The selection highlights the emotional elasticity of gardens in fiction. They can be loci of innocence, as in Beatrix Potter’s mischievous The Tale of Peter Rabbit, or engines of suspense, as in Daphne du Maurier’s Rebecca, where carefully tended grounds mirror secrets tightly pruned. In Giorgio Bassani’s The Garden of the Finzi-Continis, the garden becomes a sanctuary both intimate and doomed. And in Patrick White’s The Hanging Garden, it becomes a site of exile—lush yet unsettling.

Lawrence’s commentary, shaped by her long career writing about gardens for major publications and her deep interest in the fantasies they inspire, brings coherence to this eclectic constellation of texts. She traces how these spaces embody longing, danger, nostalgia, or transcendence. Some entries draw out the mystical, Terry Pratchett’s Mort or the world tree imagery, while others highlight the mundane yet magical, such as Sei Shōnagon’s attentive nature observations in The Pillow Book or Elizabeth von Arnim’s humorous self-portrait in Elizabeth and Her German Garden.

Clerc’s illustrations complement Lawrence’s prose with sensitivity. Known for her intricate depictions of natural forms and urban architecture, Clerc transforms each garden into a dreamlike tableau without sacrificing specificity. Her visuals guide readers not simply to look at these gardens but to inhabit them-shadowed corners, wild borders, and all.

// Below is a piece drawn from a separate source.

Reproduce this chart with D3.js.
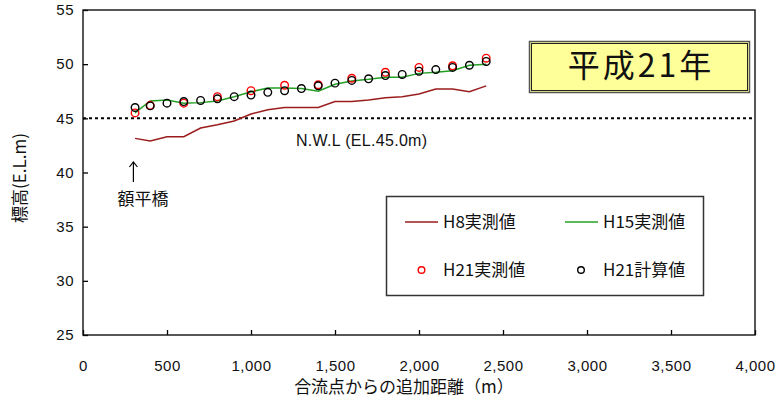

What ultimately distinguishes Literary Gardens is its understanding that fictional gardens endure because they live beyond the page. They become the landscapes of our own memories and imaginations. Whether exploring the spiraling possibilities of Borges, the moral complexities of Hawthorne’s “Rappaccini’s Daughter,” or the whimsical impossibilities of Narnia, this book cultivates a renewed appreciation for literary spaces that linger long after reading.